A proton – in conditions here on Earth – consists of three electron-positron particles (analogous to three quarks). Two opposing electron-positron (e-+/e+- and e+-/e-+) particles are entangled with each other, each composing an opposing pole of the proton (along its axis of spin). The other electron-positron particle is “trapped” within the proton at its system center, where the 3-D electric energy is at its highest energy density, and where the gravitational energy gradient is the strongest. The proton has a radius analogous to the Schwarzchild radius of large bodies of mass.
Formation of Hydrogen atoms ….
The vast majority of protons exist in nature as nuclei of Hydrogen atoms – not as ‘charged’ particles. Hydrogen atoms may be formed under relatively extreme temperature and pressure at the core of stars. In such an extreme environment, a Hydrogen atom may first start out as a proton with four constituent particles within its boundary. The four constituent particles consist of two pairs of entangled e-+/ e+- particles (designated as an e-+/e+- entangled pair …. the -+ or +- show that the particle possesses alternating e-m directionality [inward to system center or outward from system center] with every e-m interaction).
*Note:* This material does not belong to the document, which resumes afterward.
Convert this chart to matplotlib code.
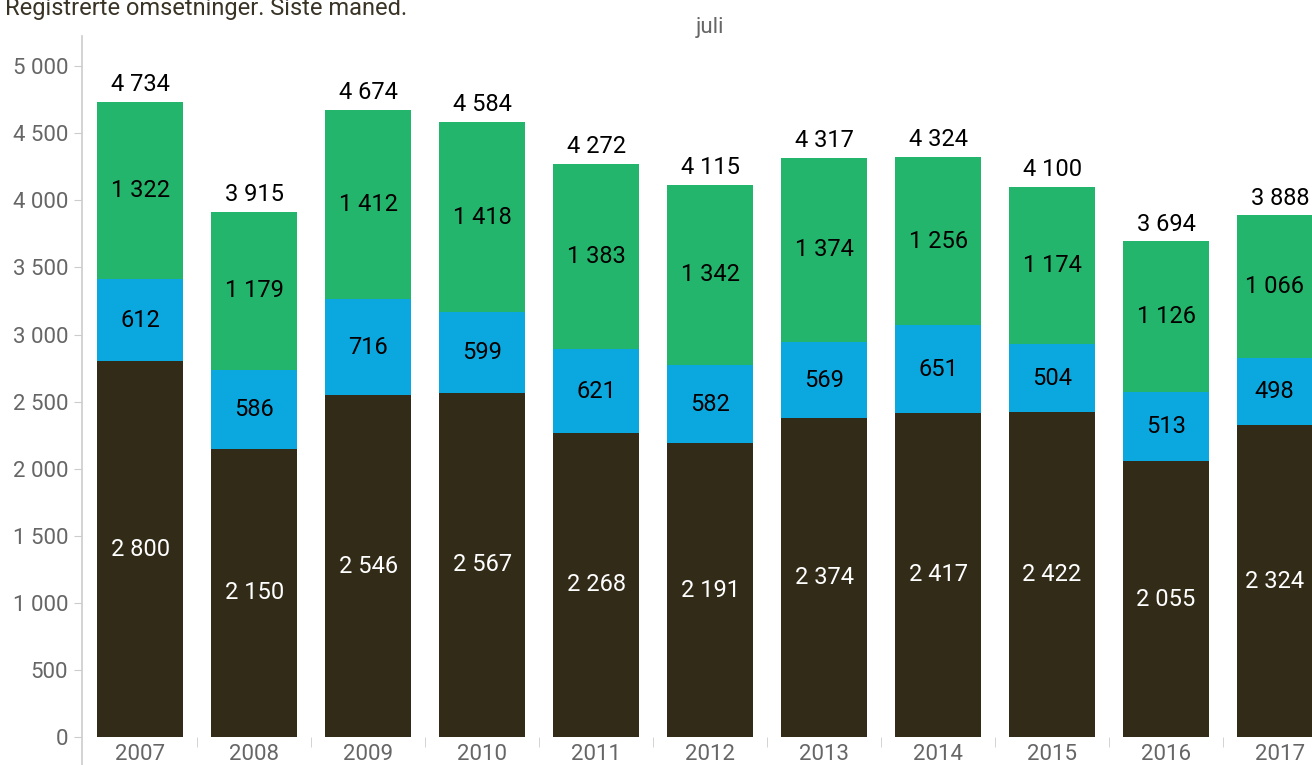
import matplotlib.pyplot as plt
from matplotlib.ticker import FixedLocator, FuncFormatter

plt.rcParams['font.family'] = ['Roboto', 'DejaVu Sans']

years = ["2007", "2008", "2009", "2010", "2011", "2012", "2013", "2014", "2015", "2016", "2017"]
bottom_vals = [2800, 2150, 2546, 2567, 2268, 2191, 2374, 2417, 2422, 2055, 2324]
middle_vals = [612, 586, 716, 599, 621, 582, 569, 651, 504, 513, 498]
top_vals = [1322, 1179, 1412, 1418, 1383, 1342, 1374, 1256, 1174, 1126, 1066]

c_dark = "#322b17"
c_blue = "#0ba8e0"
c_green = "#23b56b"
grey = "#666666"
line_grey = "#cccccc"


def fmt(v):
    return "{:,}".format(int(v)).replace(",", " ")


fig = plt.figure(figsize=(13.12, 7.65), dpi=100)
ax = fig.add_axes([82/1312, 28/765, 1 - 82/1312, (737-36)/765])

x = list(range(len(years)))
w = 0.754
mid_base = bottom_vals
top_base = [b + m for b, m in zip(bottom_vals, middle_vals)]
totals = [b + m + t for b, m, t in zip(bottom_vals, middle_vals, top_vals)]

b1 = ax.bar(x, bottom_vals, w, color=c_dark)
b2 = ax.bar(x, middle_vals, w, bottom=mid_base, color=c_blue)
b3 = ax.bar(x, top_vals, w, bottom=top_base, color=c_green)

ax.bar_label(b1, labels=[fmt(v) for v in bottom_vals], label_type='center', color='white', fontsize=17)
ax.bar_label(b2, labels=[fmt(v) for v in middle_vals], label_type='center', color='black', fontsize=17)
ax.bar_label(b3, labels=[fmt(v) for v in top_vals], label_type='center', color='black', fontsize=17)
for xi, tot in zip(x, totals):
    ax.annotate(fmt(tot), (xi, tot), xytext=(0, 4), textcoords='offset points',
                ha='center', va='bottom', fontsize=17, color='black')

ax.set_xlim(-0.51, 10.28)
ax.set_ylim(0, 5225)

ax.yaxis.set_major_locator(FixedLocator(range(0, 5001, 500)))
ax.yaxis.set_major_formatter(FuncFormatter(lambda v, p: fmt(v)))
ax.tick_params(axis='y', length=6, color=line_grey, labelcolor=grey, labelsize=16, pad=4)

ax.set_xticks(x)
ax.set_xticklabels(years)
ax.set_xticks([i + 0.5 for i in x[:-1]], minor=True)
ax.tick_params(axis='x', which='major', length=0, labelcolor=grey, labelsize=16, pad=5)
ax.tick_params(axis='x', which='minor', length=7, color=line_grey)

for s in ['top', 'right', 'bottom', 'left']:
    ax.spines[s].set_visible(False)
# left axis line, running down past the zero line to the figure edge
ax.plot([0, 0], [-0.06, 1.0], transform=ax.transAxes, color=line_grey, lw=1.2, clip_on=False)

fig.text(0.004, 750/765, "Registrerte omsetninger. Siste måned.", fontsize=17,
         color="#3a3427", va='baseline', ha='left')
fig.text(710/1312, 1 - 28/765, "juli", fontsize=16, color=grey, ha='center', va='center')

fig.savefig("out.png", dpi=100)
The two pairs of entangled e-+ and e+- particles may also be entangled with each other.
This predecessor to the Hydrogen atom then consists of a ‘naked’ proton with four constituent e-+ and e+- particles that may interact very closely with other identical ‘naked’ protons. As the ‘naked’ protons (each with four constituent e-+/e+- particles) move away from the core of a star into regions of lower pressure and temperature, the proton structure becomes less stable due to an excess number of e-+/e+- particles occupying available nuclear energy levels in this environment of lower pressure and temperature.
It is likely that these Hydrogen ‘atoms’ (i.e., now existing as H nuclei each with 4 constituent e-+/e+- particles) will combine, but they cannot do so within the boundaries of the proton that now have an excess number of e-+/e+- particles occupying available nuclear energy levels or shells. So one of the constituent e-+ particles moves way outside the proton boundary to occupy a distant energy level, or atomic orbital. This allows the new ‘orbital’ e-+ particle to interact with another ‘orbital’ e+- particle from a different proton that has also moved outside the boundary of its proton. This interaction forms a Hydrogen molecule.
Formation of Helium nuclei ….
If four ‘naked’ protons (each proton composed of four constituent e-+ and e+- particles) interact with each other simultaneously, they may ‘fuse’ to form a Helium atom. First, two of the ‘naked’ protons, each with four constituent e-+/e+- particles, ‘fuse’ to form a single nucleon that is equal to 2 X proton mass, now possessing eight constituent e-+/e+- particles – two more than a ‘normal’ nucleon equal to 2 X proton mass. Then, two of the ‘naked’ nucleons that equal 2 X proton mass interact with each other to ‘fuse’ into a single nuclear ‘boundary,’ resulting in a nucleus with two ‘naked’ nucleons entangled with each other, and occupying the same energy level within the newly formed nucleus. Each of the ‘naked’ nucleons equaling 2 X proton mass possess 8 constituent e-+/e+- particles, so that there is a total number of 16 constituent e-+/e+- particles in the newly formed He ‘naked’ nucleus – 4 more e-+/e+- particles than in a ‘normal’ He nucleus.
As the He ‘naked’ nuclei move away from the core of a star to regions of lower pressure and temperature, they are likely to experience instability. Since all the energy levels within the He ‘naked’ nucleus are filled beyond capacity (for lower pressure and temperature), the structure that was stable within the conditions of the core of a star no longer has optimal stability. So two of the four ‘excess’ constituent e-+/e+- particles move way outside the nucleus to a distant energy level (i.e., orbital) to provide greater directional balance and stability to the He nucleus. In the process, the other two ‘excess’ constituent e-+/e+- particles leave the He system entirely to become an entangled e-+ and e+- particle pair (i.e., analogous to an ‘electron pair,’ but with opposing e-m directionality).
[Coincidence?: The Compton (1-D wavelength) of the proton and its 3-D wavelength (E = 4πrk/r2; where k = energy at origin in a 3-D sphere) are the same – approximately 1320 millifermi (mfm). This allows exceptional structural stability of the proton(?).]